Ithaca College said in its own release that it has arranged to license materials that will provide “a foundation for the college to open its dining operations with thousands of established recipes, along with standard operating procedures designed to achieve high food quality, consistency and safety.” Training on food-management protocols will also be provided before the beginning of the fall semester, and will extend into the academic year as needed, the college said.

As part of the agreement, Cornell is charging Ithaca College an undisclosed, “modest fee” to cover resources, consulting time, and staff training in the areas of food quality, consistency, and safety procedures.

“We never imagined [Cornell] would proactively reach out and offer support to share their best practices as a top dining program in higher education,” William Guerrero, VP for finance and administration at Ithaca College, said in the Cornell release. “What we are doing together will provide a road map and serve as an example that higher education institutions can work together on behalf of all students and the community they support.”

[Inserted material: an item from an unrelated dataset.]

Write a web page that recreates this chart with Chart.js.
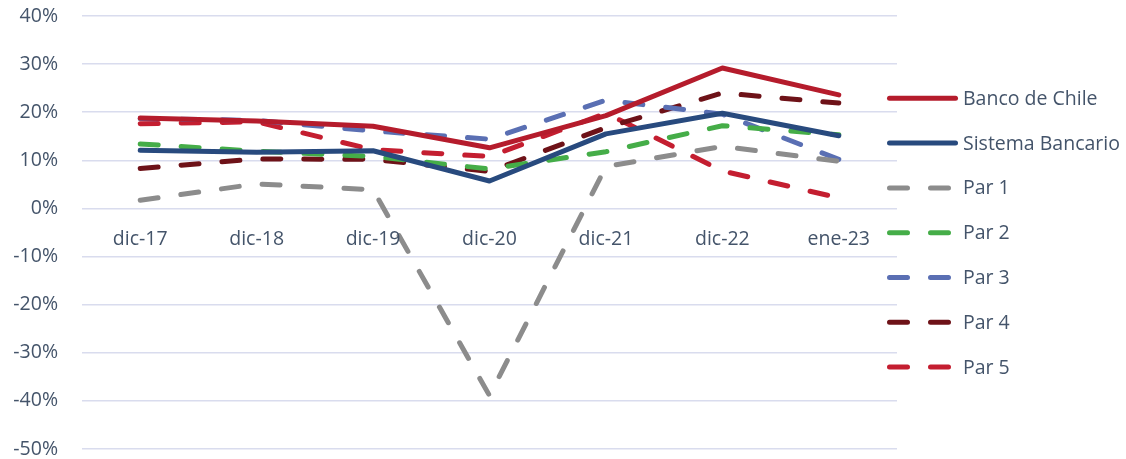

Cornell Dining operates 29 on-campus eateries — including “all you care to eat” dining rooms, cafés, coffeehouses, food courts, and convenience stores — and serves more than 23,000 meals a day to Cornell community members.

Ithaca College said it is also exploring potential partnerships with other local and national vendors and suppliers for dining halls and retail operations, to “ensure that the dining program is being responsive to the needs of the campus community.”